We believe there is clear evidence of a coordinated campaign in which Mr. Rove is involved [. . .]
Now this wouldn't be a corruption investigation if there wasn't a McCain connection. At the center of the subpoena wish list, Arnebeck is going after Republican website developer and information manager Michael L. Connel, the Bush/Cheney IT guy in both 2000 and 2004, who was doing work for the State of Florida in 2000 and Ohio Sec. of St. in 2004, who also wrote the firewall for the U.S. congressional computer system. Mr. Connel is now in charge of Senator McCain's IT program (presumably showing the old codger how to log onto the Googles).

Arnebeck's own expert on computer fraud, Stephen Spoonamore says,
"In the 2004 election, from my perspective, on any of the programs we run for any of my credit card clients, the results from the 14 counties, those are the sort of results that would instantaneously launch a credit card fraud investigation or a banking settlement investigation."

Spoonamore's reference to the "14 counties" refers to the so-called "Connelly Anomaly" in which down-ticket candidates got more votes than John Kerry. The name comes from the candidacy of C. Ellen Connelly, an African-American woman who was running for the Ohio Supreme Court in 2004. She was endorsed by pro-choice and civil rights groups, and was relatively unknown to Ohio voters, in addition to being vastly outspent by her opponent in the campaign. Yet, somehow, Connelly got scores of thousands more votes than did John Kerry at the very top of the ticket.

Arnebeck said that "if you adjust for the [Connelly] anomaly or that situation, it's enough votes to have changed the outcome of the election.
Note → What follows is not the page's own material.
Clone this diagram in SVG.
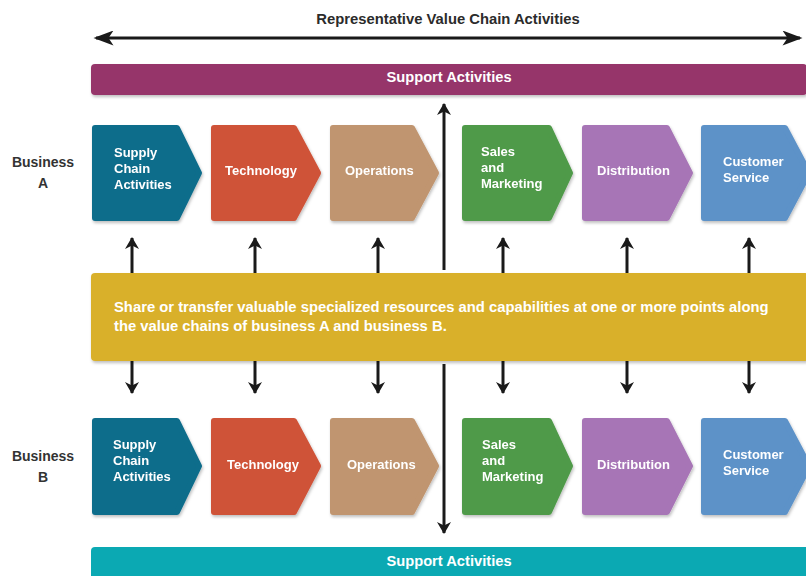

So the focus of our efforts, in cooperation with the Secretary of State, would be to find out who is responsible for that."


[snip]

"Certainly if that happened at one of our banks, you could be arrested."

[snip]

"None of us [the American people] really want to confront the fact that there appears to be an extremely coordinated effort by a very small group of people to rig elections and take control of the executive branch."

"You can spend all day every day looking at this stuff and saying, 'Well that would certainly launch a fraud investigation in a bank, but it doesn't when it comes to our vote.' Why?"
You can also spend every day looking at this stuff, and it can just drive you nuts. No wonder there was more digital ink spilled last week in reaction to a cartoon than any of the latest travesties committed in our name by our government. We as a nation are just about burnt out by these crooks.

If it's any consolation, the GOP itself is burnt out -- on itself -- resorting to bribing it's members to fill time on the House floor making useless speeches to their useless selves. They can't wait for a new government either, even if they're hopelessly outnumbered.